3.6.1. 2384374: Failure to forward highest priority interrupt

Description

The Distributor (GICD) has a buffer where it stores the next SET or CLEAR packet to be sent to any CPU.

If the GIC is waiting to send a message to a CPU, re-evaluates that CPU and finds a new higher priority message then it fails to update the request and assumes the new packet has been sent.

There are two possible failure modes:

  • Part 1: If the packet to be sent is a SET packet then a higher priority SET may not be sent when it should be until an unblocking event occurs.
  • Part 2: If the packet is a CLEAR (caused by an SPI recall) and the same interrupt is released from the CPU then a further SET packet may be delayed until an unblocking event occurs.
Note: Relevant releases can only be generated if the corresponding cpu group enable is being disabled in the CPU.

Unblocking events are any of the following:

  1. Toggling any GICR_CTLR.DPG<x> bit of the impacted CPU
  2. Toggling any cpu_group_enable bit of the impacted CPU
  3. Toggling any gicd_group_enable bit
  4. Activate/Release of the outstanding interrupt on the impacted CPU
  5. Another interrupt arrives that is accepted as one of the top 5 (3 if no LPI) interrupts for the impacted CPU

Conditions

Interrupt in the following description refers to LPI (if configured) or SPI.

Part 1: (SET)

  1. A CPU has no SPI or LPI sent to it. Note this can occur after the activation of an interrupt. It does not mean there are no interrupts pending for a CPU in the GIC.
  2. The GIC identifies a new interrupt (A) and generates a SET packet.
  3. A new higher priority interrupts (B) arrives so the GIC attempts to re-evaluate the CPU but fails to send the new interrupt as the previous SET packet has not yet been sent.
  4. Interrupt (B) is not sent until and unblocking event occurs.

Part 2: (CLEAR)

  1. A CPU has an SPI sent to it and no other pending interrupts identified.
  2. The SPI is recalled as it becomes disabled or non-pending causing a CLEAR packet to be created.
  3. The corresponding CPU group enabled is cleared causing SPI to be released.
  4. The GIC identifies a new interrupt (C) for the same CPU and attempts to send it but fails as the CLEAR packet has not yet been issued.
  5. Interrupt (C) is not sent until an unblocking event occurs.

Impact

Part 1 (SET)

If the Priority Mask Register (PMR) is not being used then this appears as a temporary miss-prioritisation with no real impact.

However, if the PMR is being used to the first SET while waiting for the second the system may hang as the second SET will not necessarily be delivered in a finite time.

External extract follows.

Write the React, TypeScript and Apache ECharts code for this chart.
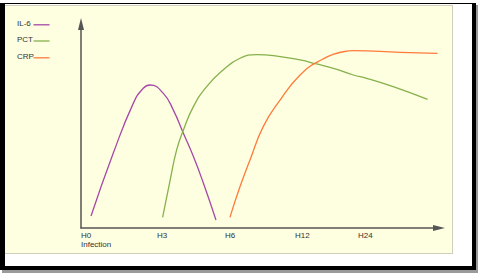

In cases where an OS does use the PMR it is expected that the value will ultimately be relaxed to allow all interrupts to be serviced which would allow servicing of any stalled interrupts to continue. This is the case in upstream Linux which only uses PMR to create pseudo-NMIs for profiling purposes.

Part 2 (CLEAR)

If the interrupt being targeted by the CLEAR is released from the CPU before the CLEAR is sent to the CPU, then a subsequent SET packet may not be delivered in a finite time.

Workaround

Part 1 (SET)

If not using the PMR then no Workaround is expected to be required.

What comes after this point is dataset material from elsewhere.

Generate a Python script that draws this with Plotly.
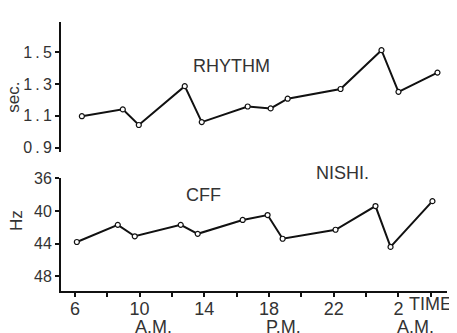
import plotly.graph_objects as go

# Data
rhythm_time = [6.43, 8.96, 9.95, 12.79, 13.84, 16.68, 18.10, 19.15, 22.42, 24.95, 26.0, 28.41]
rhythm_sec = [1.097, 1.14, 1.042, 1.286, 1.06, 1.158, 1.146, 1.207, 1.268, 1.512, 1.25, 1.371]

cff_time = [6.12, 8.65, 9.7, 12.54, 13.59, 16.37, 17.91, 18.84, 22.11, 24.58, 25.51, 28.1]
cff_hz = [43.8, 41.7, 43.1, 41.7, 42.8, 41.1, 40.5, 43.4, 42.3, 39.4, 44.4, 38.8]

x_tickvals = [6, 8, 10, 12, 14, 16, 18, 20, 22, 24, 26, 28]
x_ticktext = ["6", "", "10", "", "14", "", "18", "", "22", "", "2", ""]
sec_tickvals = [0.9, 1.1, 1.3, 1.5]
sec_ticktext = ["0\u2009.\u20099", "1\u2009.\u20091", "1\u2009.\u20093", "1\u2009.\u20095"]
hz_tickvals = [36, 40, 44, 48]
hz_ticktext = ["36", "40", "44", "48"]

FONT = "Liberation Sans"
TXT = "#333333"
INK = "#111111"

marker = dict(size=5, color="white", line=dict(color=INK, width=1.2), symbol="circle")

fig = go.Figure()
fig.add_trace(go.Scatter(x=rhythm_time, y=rhythm_sec, mode="lines+markers",
                         line=dict(color=INK, width=2), marker=marker,
                         xaxis="x", yaxis="y", showlegend=False))
fig.add_trace(go.Scatter(x=cff_time, y=cff_hz, mode="lines+markers",
                         line=dict(color=INK, width=2), marker=marker,
                         xaxis="x", yaxis="y2", showlegend=False))

# page body has an 8px margin, so the figure is sized/offset to compensate
fig.update_layout(
    width=449, height=325,
    margin=dict(l=53, r=10, t=6, b=42),
    paper_bgcolor="white", plot_bgcolor="white",
    font=dict(family=FONT, size=16, color=TXT),
    xaxis=dict(range=[5.14, 29.0], anchor="y2", showline=True, linecolor=INK, linewidth=2,
               ticks="outside", ticklen=4, tickwidth=2, tickcolor=INK,
               tickvals=x_tickvals, ticktext=x_ticktext, showgrid=False, zeroline=False,
               ticklabelstandoff=-4, tickfont=dict(size=18, color=TXT)),
    yaxis=dict(domain=[0.516, 1.0], range=[0.871, 1.689], anchor="x", showline=True,
               linecolor=INK, linewidth=2, ticks="outside", ticklen=4, tickwidth=2,
               tickcolor=INK, tickvals=sec_tickvals, ticktext=sec_ticktext,
               showgrid=False, zeroline=False, tickfont=dict(size=16, color=TXT)),
    yaxis2=dict(domain=[0.0, 0.419], range=[49.8, 36], anchor="x", showline=True,
                linecolor=INK, linewidth=2, ticks="outside", ticklen=4, tickwidth=2,
                tickcolor=INK, tickvals=hz_tickvals, ticktext=hz_ticktext,
                showgrid=False, zeroline=False, tickfont=dict(size=16, color=TXT)),
)

ann = [
    dict(text="RHYTHM", x=15.7, y=0.835, xref="x", yref="paper", size=18),
    dict(text="CFF", x=13.96, y=0.357, xref="x", yref="paper", size=18),
    dict(text="NISHI.", x=22.54, y=0.437, xref="x", yref="paper", size=18),
    dict(text="A.M.", x=10.85, y=-0.135, xref="x", yref="paper", size=18),
    dict(text="P.M.", x=18.9, y=-0.135, xref="x", yref="paper", size=18),
    dict(text="A.M.", x=27.05, y=-0.135, xref="x", yref="paper", size=18),
    dict(text="TIME", x=27.95, y=-0.049, xref="x", yref="paper", size=18),
    dict(text="sec.", x=-0.122, y=0.722, xref="paper", yref="paper", size=17, textangle=-90),
    dict(text="Hz", x=-0.114, y=0.264, xref="paper", yref="paper", size=17, textangle=-90),
]
for a in ann:
    size = a.pop("size")
    fig.add_annotation(showarrow=False, xanchor="center", yanchor="middle",
                       font=dict(family=FONT, size=size, color=TXT), **a)

fig.write_html("out.html")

However, if PMR functionality must be used then either:

  • Periodically toggle GICR_CTLR.DPG<x> to ensure that interrupts are delivered. The required frequency will be a function of system interrupt latency tolerance.

OR

  • If not using LPIs, then use GICD_I(S|C)ENABLERn to model PMR functionality by disabling interrupts that would otherwise be masked. Note there is no need to poll GICD_CTLR.RWP in this case.

Part 2 (CLEAR)

SW should issue a DSB and toggle GICR_CTLR.DPG<x> after clearing the corresponding cpu group enable.

Category

Category B